FOS chief ombudsman Shane Tregillis told InvestorDaily the ombudsman would be focusing in the next year on improving the time it took to resolve disputes, and on taking a collaborative approach to working with financial services providers.

“We’ll continue working with our major stakeholders to improve the timeliness of our dispute resolution processes,” he said.

“The timeliness is longer than we’d like; that’s been a key focus for us and continues to be a key focus. We’ll also keep a close watch on ensuring the quality of our processes.”

The latest FOS annual review found an 11 per cent reduction in the overall number of disputes received, to 32,307.
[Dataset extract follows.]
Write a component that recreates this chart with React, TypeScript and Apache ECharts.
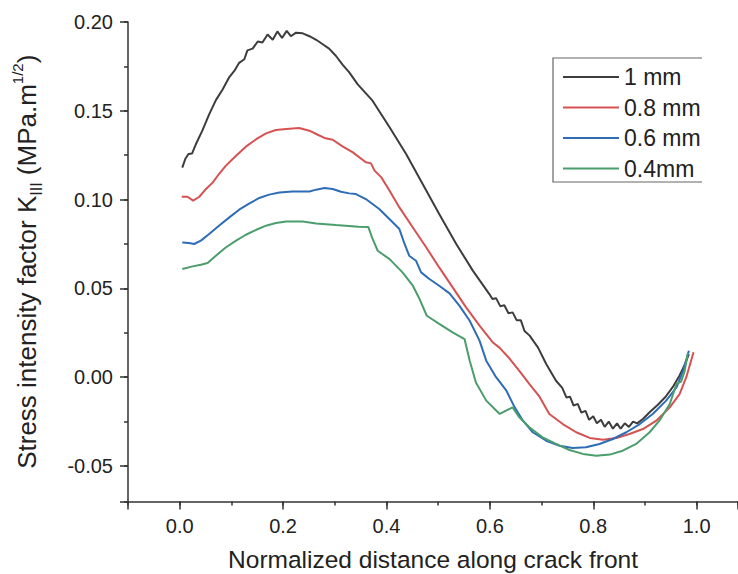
import React, { useEffect, useRef } from 'react';
import * as echarts from 'echarts';

const seriesNames = ['1 mm', '0.8 mm', '0.6 mm', '0.4mm'];
const seriesColors = ['#3d3d3d', '#d65252', '#2e6db6', '#4b9e6c'];

const data1mm: number[][] = [
  [0.005, 0.118], [0.011, 0.123], [0.017, 0.1257], [0.024, 0.126], [0.031, 0.131], [0.044, 0.139],
  [0.057, 0.148], [0.070, 0.156], [0.083, 0.162], [0.096, 0.169], [0.106, 0.1726], [0.115, 0.177],
  [0.125, 0.179], [0.131, 0.184], [0.141, 0.185], [0.151, 0.189], [0.160, 0.1885], [0.170, 0.193],
  [0.180, 0.190], [0.189, 0.1947], [0.198, 0.191], [0.207, 0.195], [0.215, 0.192], [0.225, 0.194],
  [0.238, 0.1936], [0.251, 0.192], [0.264, 0.190], [0.276, 0.1876], [0.289, 0.185], [0.302, 0.181],
  [0.315, 0.176], [0.328, 0.1716], [0.344, 0.165], [0.373, 0.1557], [0.406, 0.1407], [0.438, 0.1257],
  [0.470, 0.1088], [0.502, 0.0919], [0.535, 0.075], [0.567, 0.060], [0.599, 0.0468], [0.605, 0.044],
  [0.612, 0.0445], [0.620, 0.040], [0.628, 0.0405], [0.636, 0.036], [0.644, 0.0365], [0.652, 0.032],
  [0.660, 0.032], [0.667, 0.026], [0.677, 0.0234], [0.685, 0.020], [0.693, 0.0168], [0.709, 0.0074],
  [0.728, -0.002], [0.740, -0.006], [0.748, -0.0114], [0.755, -0.011], [0.762, -0.016], [0.770, -0.015],
  [0.777, -0.020], [0.785, -0.019], [0.792, -0.024], [0.800, -0.022], [0.807, -0.026], [0.815, -0.024],
  [0.822, -0.028], [0.830, -0.025], [0.838, -0.029], [0.846, -0.026], [0.853, -0.029], [0.861, -0.026],
  [0.869, -0.028], [0.877, -0.025], [0.885, -0.026], [0.896, -0.0235], [0.910, -0.0195], [0.925, -0.0155],
  [0.940, -0.011], [0.955, -0.005], [0.967, 0.001], [0.977, 0.007], [0.985, 0.013],
];

const data08mm: number[][] = [
  [0.004, 0.1016], [0.015, 0.1016], [0.026, 0.0994], [0.038, 0.1016], [0.051, 0.106], [0.064, 0.1097],
  [0.076, 0.1144], [0.089, 0.119], [0.109, 0.1247], [0.128, 0.1298], [0.148, 0.134], [0.167, 0.1373],
  [0.186, 0.1392], [0.206, 0.1397], [0.231, 0.1403], [0.251, 0.1388], [0.267, 0.1365], [0.280, 0.1347],
  [0.296, 0.1337], [0.315, 0.130], [0.335, 0.1266], [0.360, 0.121], [0.370, 0.1204], [0.377, 0.1163],
  [0.390, 0.1125], [0.406, 0.105], [0.425, 0.0956], [0.451, 0.0843], [0.477, 0.073], [0.502, 0.0618],
  [0.528, 0.0506], [0.554, 0.0393], [0.580, 0.029], [0.606, 0.0195], [0.619, 0.0165], [0.638, 0.0105],
  [0.657, 0.0035], [0.677, -0.004], [0.696, -0.011], [0.715, -0.0207], [0.741, -0.0264], [0.767, -0.031],
  [0.793, -0.0342], [0.819, -0.0352], [0.845, -0.0342], [0.870, -0.032], [0.896, -0.0292], [0.922, -0.0245],
  [0.948, -0.017], [0.967, -0.0095], [0.980, 0.0], [0.994, 0.014],
];

const data06mm: number[][] = [
  [0.005, 0.0759], [0.018, 0.0756], [0.028, 0.075], [0.041, 0.0769], [0.057, 0.0806], [0.076, 0.0853],
  [0.096, 0.090], [0.115, 0.0943], [0.135, 0.0979], [0.154, 0.1009], [0.173, 0.1028], [0.193, 0.104],
  [0.218, 0.1046], [0.251, 0.1046], [0.264, 0.1056], [0.280, 0.1065], [0.296, 0.106], [0.312, 0.1044],
  [0.328, 0.1035], [0.341, 0.1031], [0.360, 0.1003], [0.386, 0.0947], [0.412, 0.0872], [0.425, 0.0834],
  [0.435, 0.075], [0.444, 0.0684], [0.457, 0.0656], [0.467, 0.059], [0.483, 0.0553], [0.502, 0.0515],
  [0.522, 0.0472], [0.541, 0.0403], [0.561, 0.0318], [0.580, 0.0206], [0.593, 0.0093], [0.612, 0.0],
  [0.632, -0.0076], [0.648, -0.017], [0.664, -0.0245], [0.683, -0.031], [0.709, -0.0358], [0.735, -0.0386],
  [0.760, -0.0399], [0.786, -0.0395], [0.812, -0.0376], [0.838, -0.0348], [0.864, -0.031], [0.890, -0.0264],
  [0.915, -0.0207], [0.941, -0.0132], [0.961, -0.0058], [0.974, 0.0037], [0.985, 0.0149],
];

const data04mm: number[][] = [
  [0.005, 0.0609], [0.025, 0.0624], [0.041, 0.0633], [0.054, 0.0643], [0.070, 0.0684], [0.089, 0.073],
  [0.109, 0.0769], [0.128, 0.0802], [0.148, 0.083], [0.167, 0.0853], [0.186, 0.0868], [0.206, 0.0876],
  [0.238, 0.0876], [0.264, 0.0866], [0.302, 0.0857], [0.346, 0.0847], [0.365, 0.0845], [0.372, 0.0787],
  [0.383, 0.0712], [0.406, 0.0665], [0.431, 0.059], [0.451, 0.0515], [0.464, 0.044], [0.478, 0.0346],
  [0.502, 0.030], [0.528, 0.0252], [0.551, 0.0215], [0.561, 0.0093], [0.573, -0.003], [0.593, -0.0132],
  [0.619, -0.0207], [0.644, -0.017], [0.657, -0.0226], [0.677, -0.0283], [0.702, -0.0339], [0.728, -0.0376],
  [0.754, -0.041], [0.780, -0.0432], [0.806, -0.0442], [0.832, -0.0436], [0.857, -0.0414], [0.883, -0.0376],
  [0.909, -0.031], [0.928, -0.0245], [0.948, -0.0151], [0.961, -0.0038], [0.970, -0.0025], [0.977, 0.0037],
  [0.983, 0.0137],
];

const allData = [data1mm, data08mm, data06mm, data04mm];

const xTitle = 'Normalized distance along crack front';
const yTitle = '{a|Stress intensity factor K}{sub|III}{a| (MPa.m}{sup|1/2}{a|)}';

const FONT = '"Liberation Sans", Arial, sans-serif';
const AXIS = '#333333';
const TEXT = '#222222';

const isMultiple = (v: number, step: number) => Math.abs(v / step - Math.round(v / step)) < 1e-6;

export default function App() {
  const ref = useRef<HTMLDivElement>(null);
  useEffect(() => {
    if (!ref.current) return;
    const chart = echarts.init(ref.current, undefined, { renderer: 'svg' });
    const option: any = {
      animation: false,
      backgroundColor: '#ffffff',
      grid: { left: 128, right: 0, top: 22, bottom: 72.5, containLabel: false, outerBoundsMode: 'none' },
      legend: {
        orient: 'vertical',
        left: 557,
        top: 60,
        itemWidth: 56,
        itemHeight: 24,
        itemGap: 6.5,
        data: seriesNames,
        itemStyle: { opacity: 0, borderWidth: 0 },
        lineStyle: { width: 2 },
        textStyle: { fontSize: 23, color: TEXT, fontFamily: FONT, lineHeight: 24 },
        selectedMode: false,
      },
      graphic: [
        {
          type: 'polyline',
          shape: { points: [[702, 58], [553, 58], [553, 182], [702, 182]] },
          style: { stroke: '#666666', lineWidth: 1.2, fill: null },
          silent: true,
        },
      ],
      xAxis: [
        {
          type: 'value',
          min: -0.1,
          max: 1.08,
          position: 'bottom',
          splitNumber: 6,
          minInterval: 0.2,
          maxInterval: 0.2,
          axisLine: { show: true, onZero: false, lineStyle: { color: AXIS, width: 1.5 } },
          axisTick: { show: true, inside: false, length: 8, lineStyle: { color: AXIS, width: 1.5 } },
          axisLabel: {
            fontSize: 20,
            color: TEXT,
            margin: 14,
            fontFamily: FONT,
            formatter: (v: number) => (isMultiple(v, 0.2) ? v.toFixed(1) : ''),
          },
          splitLine: { show: false },
          name: xTitle,
          nameLocation: 'middle',
          nameGap: 45,
          nameTextStyle: { fontSize: 24.5, color: TEXT, fontFamily: FONT },
        },
        {
          type: 'value',
          min: -0.1,
          max: 1.08,
          interval: 0.1,
          position: 'bottom',
          axisLine: { show: false, onZero: false },
          axisTick: { show: true, inside: false, length: 4, lineStyle: { color: AXIS, width: 1.5 } },
          axisLabel: { show: false },
          splitLine: { show: false },
        },
      ],
      yAxis: [
        {
          type: 'value',
          min: -0.07,
          max: 0.2,
          position: 'left',
          splitNumber: 6,
          minInterval: 0.05,
          maxInterval: 0.05,
          axisLine: { show: true, onZero: false, lineStyle: { color: AXIS, width: 1.5 } },
          axisTick: { show: true, inside: false, length: 8, lineStyle: { color: AXIS, width: 1.5 } },
          axisLabel: {
            fontSize: 20,
            color: TEXT,
            margin: 15,
            fontFamily: FONT,
            formatter: (v: number) => (isMultiple(v, 0.05) ? v.toFixed(2) : ''),
          },
          splitLine: { show: false },
          name: yTitle,
          nameLocation: 'middle',
          nameRotate: 90,
          nameGap: 84,
          nameTextStyle: {
            color: TEXT,
            fontFamily: FONT,
            rich: {
              a: { fontSize: 26, lineHeight: 34, color: TEXT, fontFamily: FONT, verticalAlign: 'middle' },
              sub: { fontSize: 16, lineHeight: 16, color: TEXT, fontFamily: FONT, verticalAlign: 'bottom' },
              sup: { fontSize: 15, lineHeight: 15, color: TEXT, fontFamily: FONT, verticalAlign: 'top' },
            },
          },
        },
        {
          type: 'value',
          min: -0.07,
          max: 0.2,
          position: 'left',
          splitNumber: 11,
          minInterval: 0.025,
          maxInterval: 0.025,
          axisLine: { show: false, onZero: false },
          axisTick: { show: true, inside: false, length: 4, lineStyle: { color: AXIS, width: 1.5 } },
          axisLabel: { show: false },
          splitLine: { show: false },
        },
      ],
      series: allData.map((d, i) => ({
        name: seriesNames[i],
        type: 'line',
        xAxisIndex: 0,
        yAxisIndex: 0,
        data: d,
        symbol: 'none',
        showSymbol: false,
        smooth: false,
        lineStyle: { color: seriesColors[i], width: 2 },
        itemStyle: { color: seriesColors[i] },
      })),
    };
    chart.setOption(option);
    return () => chart.dispose();
  }, []);
  return (
    <div
      ref={ref}
      style={{ position: 'absolute', left: 0, top: 0, width: 738, height: 574, background: '#fff' }}
    />
  );
}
A key contributor was a 22 per cent decline in financial difficulty disputes, while credit disputes (the most common form received, making up 49 per cent of the total) fell six per cent to 12,408, largely due to a decreased incidence of natural disasters in the period.

Investment disputes also fell a significant 25 per cent to 1,214, although advice-related complaints remained the key driving factor.

By product, managed investments were the main contributor to investment disputes despite falling 38 per cent from 931 last year to 579 in the current review.

The main issue in managed investment disputes was advice (51 per cent), followed by financial services provider decision (13 per cent) and disclosure (8 per cent).

Many investors complained the advice they had been given was inappropriate, according to FOS, saying it did not accord with their financial position, goals and tolerance of risk.

A majority (62 per cent) of managed investment disputes involved a financial adviser, while 27 per cent involved a managed investment scheme operator or fund manager.

“This is the first year we’ve had a levelling out after double-digit increases in previous years,” Mr Tregillis said.

“Investment disputes are a much smaller percentage [of total disputes than credit and general insurance disputes] but they’ve also decreased; that probably reflects the washing out of the impact of the global financial crisis.”